Two films really brought home to me how dramatically the face of the Earth, not just my neighborhood, has changed during my lifetime. The first film, THE BIGGEST LITTLE FARM (USA 2018), made me long for my grandfather’s tasty fresh vegetables grown in our backyard and a simple walk in the verdant woods. The second film, ANTHROPOCENE: THE HUMAN EPOCH (Canada 2018) made me yearn for a stroll along that wide, pristine, white sand Florida beach covered in living creatures washed up by gentle waves.
Returning to the land was once a dream of mine but I never did quite buy the farm, although not for lack of searching. However, another couple was more financially creative and successful in finding a place. In THE BIGGEST LITTLE FARM, John Chester, his wife Molly and their rescue dog Todd are evicted from the confines of a Los Angles apartment block because Todd barks all day long. They see their ouster as an opportunity to, “…build a life in perfect harmony with nature like a traditional farm from the past.” With not much money, they turn to social media for help and raise funds to buy the parched, depleted fields of a small forgotten farm in the California countryside. This film uses stunning cinematography by John Chester and Kyle Romanek along with animal tales too cute and clever to make up, to entertainingly reveal the truly hard, sometimes heartbreaking, work and dedication to principles required to turn acres of dead dirt and dry brush into a living, lush farm that thrives in sync with nature. Challenges that faced the Chesters are indicative of what some people across the globe experience. For instance, accumulated topsoil on the pesticide poisoned drought stricken land would wash away with heavy rains, contributing to mudslides.
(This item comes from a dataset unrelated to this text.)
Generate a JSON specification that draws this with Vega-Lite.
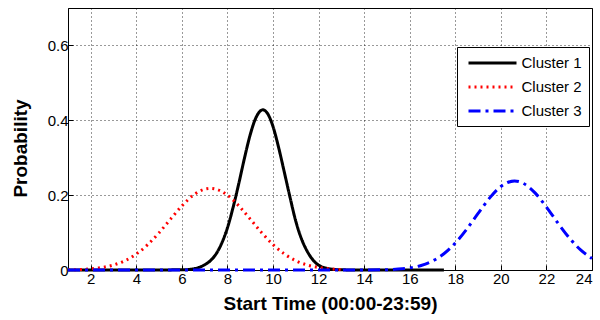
{
  "$schema": "https://vega.github.io/schema/vega-lite/v6.json",
  "width": 524,
  "height": 262,
  "autosize": "none",
  "padding": {"left": 68, "top": 8, "right": 8, "bottom": 50},
  "background": "white",
  "config": {
    "view": {"stroke": "black", "strokeWidth": 1},
    "font": "Liberation Sans",
    "axis": {
      "labelFont": "Liberation Sans",
      "labelFontSize": 15,
      "labelColor": "black",
      "titleFont": "Liberation Sans",
      "titleFontSize": 19,
      "titleFontWeight": "bold",
      "titleColor": "black",
      "domainColor": "black",
      "tickColor": "black",
      "tickSize": -5,
      "grid": true,
      "gridColor": "black",
      "gridDash": [1, 3],
      "gridOpacity": 0.8
    },
    "legend": {
      "labelFont": "Liberation Sans",
      "labelFontSize": 15,
      "labelColor": "black"
    }
  },
  "data": {
    "values": [
      {"t": 1, "p": 0, "c": "Cluster 1"},
      {"t": 6.0, "p": 0.0004, "c": "Cluster 1"},
      {"t": 6.5, "p": 0.003, "c": "Cluster 1"},
      {"t": 7.0, "p": 0.014, "c": "Cluster 1"},
      {"t": 7.25, "p": 0.025, "c": "Cluster 1"},
      {"t": 7.5, "p": 0.043, "c": "Cluster 1"},
      {"t": 7.75, "p": 0.072, "c": "Cluster 1"},
      {"t": 8.0, "p": 0.113, "c": "Cluster 1"},
      {"t": 8.25, "p": 0.168, "c": "Cluster 1"},
      {"t": 8.5, "p": 0.232, "c": "Cluster 1"},
      {"t": 8.75, "p": 0.3, "c": "Cluster 1"},
      {"t": 9.0, "p": 0.362, "c": "Cluster 1"},
      {"t": 9.25, "p": 0.407, "c": "Cluster 1"},
      {"t": 9.55, "p": 0.428, "c": "Cluster 1"},
      {"t": 9.75, "p": 0.419, "c": "Cluster 1"},
      {"t": 10.0, "p": 0.383, "c": "Cluster 1"},
      {"t": 10.25, "p": 0.326, "c": "Cluster 1"},
      {"t": 10.5, "p": 0.26, "c": "Cluster 1"},
      {"t": 10.75, "p": 0.193, "c": "Cluster 1"},
      {"t": 11.0, "p": 0.13, "c": "Cluster 1"},
      {"t": 11.25, "p": 0.083, "c": "Cluster 1"},
      {"t": 11.5, "p": 0.05, "c": "Cluster 1"},
      {"t": 11.75, "p": 0.027, "c": "Cluster 1"},
      {"t": 12.0, "p": 0.013, "c": "Cluster 1"},
      {"t": 12.5, "p": 0.003, "c": "Cluster 1"},
      {"t": 13.0, "p": 0.0005, "c": "Cluster 1"},
      {"t": 14.0, "p": 0, "c": "Cluster 1"},
      {"t": 17.5, "p": 0, "c": "Cluster 1"},

      {"t": 1, "p": 0.0005, "c": "Cluster 2"},
      {"t": 1.5, "p": 0.0013, "c": "Cluster 2"},
      {"t": 2, "p": 0.0031, "c": "Cluster 2"},
      {"t": 2.5, "p": 0.0067, "c": "Cluster 2"},
      {"t": 3, "p": 0.0134, "c": "Cluster 2"},
      {"t": 3.5, "p": 0.0249, "c": "Cluster 2"},
      {"t": 4, "p": 0.0427, "c": "Cluster 2"},
      {"t": 4.5, "p": 0.0679, "c": "Cluster 2"},
      {"t": 5, "p": 0.0998, "c": "Cluster 2"},
      {"t": 5.5, "p": 0.1359, "c": "Cluster 2"},
      {"t": 6, "p": 0.1713, "c": "Cluster 2"},
      {"t": 6.5, "p": 0.1999, "c": "Cluster 2"},
      {"t": 7, "p": 0.2159, "c": "Cluster 2"},
      {"t": 7.25, "p": 0.218, "c": "Cluster 2"},
      {"t": 7.5, "p": 0.2159, "c": "Cluster 2"},
      {"t": 8, "p": 0.1999, "c": "Cluster 2"},
      {"t": 8.5, "p": 0.1713, "c": "Cluster 2"},
      {"t": 9, "p": 0.1359, "c": "Cluster 2"},
      {"t": 9.5, "p": 0.0998, "c": "Cluster 2"},
      {"t": 10, "p": 0.0679, "c": "Cluster 2"},
      {"t": 10.5, "p": 0.0427, "c": "Cluster 2"},
      {"t": 11, "p": 0.0249, "c": "Cluster 2"},
      {"t": 11.5, "p": 0.0134, "c": "Cluster 2"},
      {"t": 12, "p": 0.0067, "c": "Cluster 2"},
      {"t": 12.5, "p": 0.0031, "c": "Cluster 2"},
      {"t": 13, "p": 0.0013, "c": "Cluster 2"},

      {"t": 1, "p": 0, "c": "Cluster 3"},
      {"t": 14.0, "p": 0.0002, "c": "Cluster 3"},
      {"t": 15.0, "p": 0.0009, "c": "Cluster 3"},
      {"t": 15.5, "p": 0.0024, "c": "Cluster 3"},
      {"t": 16.0, "p": 0.0056, "c": "Cluster 3"},
      {"t": 16.5, "p": 0.0121, "c": "Cluster 3"},
      {"t": 17.0, "p": 0.024, "c": "Cluster 3"},
      {"t": 17.5, "p": 0.0434, "c": "Cluster 3"},
      {"t": 18.0, "p": 0.0719, "c": "Cluster 3"},
      {"t": 18.5, "p": 0.109, "c": "Cluster 3"},
      {"t": 19.0, "p": 0.151, "c": "Cluster 3"},
      {"t": 19.5, "p": 0.192, "c": "Cluster 3"},
      {"t": 20.0, "p": 0.223, "c": "Cluster 3"},
      {"t": 20.6, "p": 0.238, "c": "Cluster 3"},
      {"t": 21.0, "p": 0.231, "c": "Cluster 3"},
      {"t": 21.5, "p": 0.206, "c": "Cluster 3"},
      {"t": 22.0, "p": 0.168, "c": "Cluster 3"},
      {"t": 22.5, "p": 0.1256, "c": "Cluster 3"},
      {"t": 23.0, "p": 0.0858, "c": "Cluster 3"},
      {"t": 23.5, "p": 0.0536, "c": "Cluster 3"},
      {"t": 24.0, "p": 0.0307, "c": "Cluster 3"}
    ]
  },
  "mark": {"type": "line", "interpolate": "monotone", "strokeWidth": 3, "clip": false},
  "encoding": {
    "x": {
      "field": "t",
      "type": "quantitative",
      "scale": {"domain": [1, 24], "nice": false, "zero": false},
      "axis": {
        "title": "Start Time (00:00-23:59)",
        "values": [2, 4, 6, 8, 10, 12, 14, 16, 18, 20, 22, 24],
        "labelPadding": 6,
        "titlePadding": 8
      }
    },
    "y": {
      "field": "p",
      "type": "quantitative",
      "scale": {"domain": [0, 0.7], "nice": false},
      "axis": {
        "title": "Probability",
        "values": [0, 0.2, 0.4, 0.6],
        "format": "~g",
        "labelPadding": 5,
        "titleX": -48,
        "titleY": 140,
        "titleAngle": 270,
        "titleBaseline": "middle",
        "titleAlign": "center"
      }
    },
    "color": {
      "field": "c",
      "type": "nominal",
      "scale": {"domain": ["Cluster 1", "Cluster 2", "Cluster 3"], "range": ["#000000", "#ff0000", "#0000ff"]},
      "legend": {
        "title": null,
        "orient": "none",
        "legendX": 389,
        "legendY": 39,
        "symbolType": "M-3.2,0L3.2,0",
        "symbolSize": 225,
        "symbolOffset": 19.5,
        "symbolStrokeWidth": 3,
        "labelOffset": 20,
        "rowPadding": 7,
        "padding": 7,
        "strokeColor": "black",
        "fillColor": "white"
      }
    },
    "strokeDash": {
      "field": "c",
      "type": "nominal",
      "scale": {"domain": ["Cluster 1", "Cluster 2", "Cluster 3"], "range": [[1, 0], [2, 4], [12, 5, 3, 5]]},
      "legend": {
        "title": null,
        "orient": "none",
        "legendX": 389,
        "legendY": 39,
        "symbolType": "M-3.2,0L3.2,0",
        "symbolSize": 225,
        "symbolOffset": 19.5,
        "symbolStrokeWidth": 3,
        "labelOffset": 20,
        "rowPadding": 7,
        "padding": 7,
        "strokeColor": "black",
        "fillColor": "white"
      }
    }
  }
}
However, once the fields were enriched with natural compost and replanted, including ground cover plants in the orchards, the heavy rains soaked into the ground, further nourishing the fields and providing some protection for dryer weather. There is much to be learned from going back to basics. John Chester said, “…we wanted to believe that everything had a purpose.” And so at Apricot Lane Farms they showed that everything does indeed.
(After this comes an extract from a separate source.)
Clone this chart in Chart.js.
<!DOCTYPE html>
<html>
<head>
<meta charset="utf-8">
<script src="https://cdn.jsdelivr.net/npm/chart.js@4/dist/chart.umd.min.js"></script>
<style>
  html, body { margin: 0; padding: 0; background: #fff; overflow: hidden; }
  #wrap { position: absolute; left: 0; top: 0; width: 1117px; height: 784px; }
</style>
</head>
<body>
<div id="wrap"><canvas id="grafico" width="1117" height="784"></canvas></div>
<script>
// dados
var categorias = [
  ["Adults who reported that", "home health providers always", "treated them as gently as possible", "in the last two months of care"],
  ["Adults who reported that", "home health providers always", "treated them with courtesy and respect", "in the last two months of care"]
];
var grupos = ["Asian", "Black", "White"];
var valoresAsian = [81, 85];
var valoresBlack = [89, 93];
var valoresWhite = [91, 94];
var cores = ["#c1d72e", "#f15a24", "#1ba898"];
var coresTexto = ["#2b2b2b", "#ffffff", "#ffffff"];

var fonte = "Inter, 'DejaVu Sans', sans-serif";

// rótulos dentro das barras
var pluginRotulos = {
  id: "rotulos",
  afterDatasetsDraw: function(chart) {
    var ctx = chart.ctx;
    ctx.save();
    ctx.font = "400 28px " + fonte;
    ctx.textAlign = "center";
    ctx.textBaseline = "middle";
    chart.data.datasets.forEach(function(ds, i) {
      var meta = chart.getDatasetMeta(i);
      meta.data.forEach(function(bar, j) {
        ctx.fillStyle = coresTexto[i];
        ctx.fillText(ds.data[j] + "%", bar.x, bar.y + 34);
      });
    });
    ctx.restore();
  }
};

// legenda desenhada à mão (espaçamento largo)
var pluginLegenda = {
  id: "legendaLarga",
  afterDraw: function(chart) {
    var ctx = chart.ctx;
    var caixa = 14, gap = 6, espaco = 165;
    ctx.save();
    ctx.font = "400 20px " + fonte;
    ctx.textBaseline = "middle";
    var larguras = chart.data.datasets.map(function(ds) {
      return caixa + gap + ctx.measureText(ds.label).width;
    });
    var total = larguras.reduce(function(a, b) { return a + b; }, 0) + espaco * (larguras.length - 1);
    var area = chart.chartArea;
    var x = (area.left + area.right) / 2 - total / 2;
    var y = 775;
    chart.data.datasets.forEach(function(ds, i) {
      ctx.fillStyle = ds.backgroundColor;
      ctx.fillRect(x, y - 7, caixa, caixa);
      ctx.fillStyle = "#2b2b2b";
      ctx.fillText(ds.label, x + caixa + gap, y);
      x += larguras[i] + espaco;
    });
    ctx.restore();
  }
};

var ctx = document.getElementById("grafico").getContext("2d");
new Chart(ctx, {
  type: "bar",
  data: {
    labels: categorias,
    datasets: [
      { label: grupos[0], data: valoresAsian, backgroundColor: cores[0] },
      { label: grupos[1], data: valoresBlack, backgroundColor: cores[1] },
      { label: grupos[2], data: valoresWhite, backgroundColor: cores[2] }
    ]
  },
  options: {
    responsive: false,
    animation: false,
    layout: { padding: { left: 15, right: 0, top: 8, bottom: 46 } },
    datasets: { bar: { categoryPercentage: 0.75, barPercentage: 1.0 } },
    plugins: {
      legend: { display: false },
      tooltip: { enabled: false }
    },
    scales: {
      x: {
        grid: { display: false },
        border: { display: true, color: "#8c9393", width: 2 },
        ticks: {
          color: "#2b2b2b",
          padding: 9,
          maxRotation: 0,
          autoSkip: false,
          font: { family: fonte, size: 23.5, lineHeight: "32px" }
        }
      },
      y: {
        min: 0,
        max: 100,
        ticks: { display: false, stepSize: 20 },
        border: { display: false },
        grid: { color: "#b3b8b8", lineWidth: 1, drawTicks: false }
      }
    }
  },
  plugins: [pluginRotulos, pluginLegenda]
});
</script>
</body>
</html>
Joy Joyce who is part of the team at Apricot Lane Farms explains, “Bio-dynamics, in a nutshell, is seeing the entire farm as a single living and breathing organism.” Perhaps that is a good way to look at the Earth itself, as a single living and breathing organism. Just how that organism copes with the human race has been chronicled by photographer Edward Burtynsky who explains that, “his imagery explores the collective impact we as a species are having on the surface of the planet; an inspection of the human systems we've imposed onto natural landscapes.” In MANUFACTURED LANDSCAPES (Canada 2006), he teams up with director Jennifer Baichwal and cinematographer Nicholas de Pencier to capture changing natural landscapes into huge factories, waste dumps, high rise building complexes, and other man-made areas. They work together again on the way man reshapes water in WATERMARK (2013). And finally, their third documentary explores the idea raised by scientists from the Anthropocene Working Group (see International Union of Geological Sciences) that Homo sapiens have so transformed the Earth that we have entered into a new geological epoch: the Anthropocene. To illustrate this new age of humanity, the film ANTHROPOCENE: THE HUMAN EPOCH (Canada 2018) explores six continents (20 countries, 43 locations). According to research from the Anthropocene Working Group, humans change the Earth more than all natural processes combined, meaning that humans within 10,000 years are the dominating force on our 4.5 billion year old planet. The film team documents man’s influence on changing the Earth by showing, for example, thousands of miles of concrete seawall in China, mountains of waste plastics, acres of massive deforestation, lithium evaporation ponds in the Atacama Desert of South America, an enormous Italian marble mine around since the ancient Romans, a 12,000 ton machine clearing land in Germany, flaming Texas oil refineries, potash mines in the Ural Mountains of Russia, and species extinction through the slaughter of elephants. Just these examples alone can be hard to grasp without personal experience, but the state of the art camera techniques, critical composition, expansive aerial clips contrasted with down to Earth images, combine to provide a truly shocking documentary. All three of these films seek to present human activities and the visible consequences through pictures, not opinions or lengthy explanations. What you see, is what we have done.
Both THE BIGGEST LITTLE FARM and ANTHROPOCENE: THE HUMAN EPOCH exposes what humans do and have done to this Earth. Our disposable lifestyle is made possible through our frequently catastrophic disposal of what used to be pure nature. ANTHROPOCENE: THE HUMAN EPOCH reveals just a few of our most egregious activities. Will our actions cause our own extinction? In THE BIGGEST LITTLE FARM known as Apricot Lane Farms we can see a bright ray of hope that humans can and will find solutions to rescue Mother Earth. Our very existence depends on it.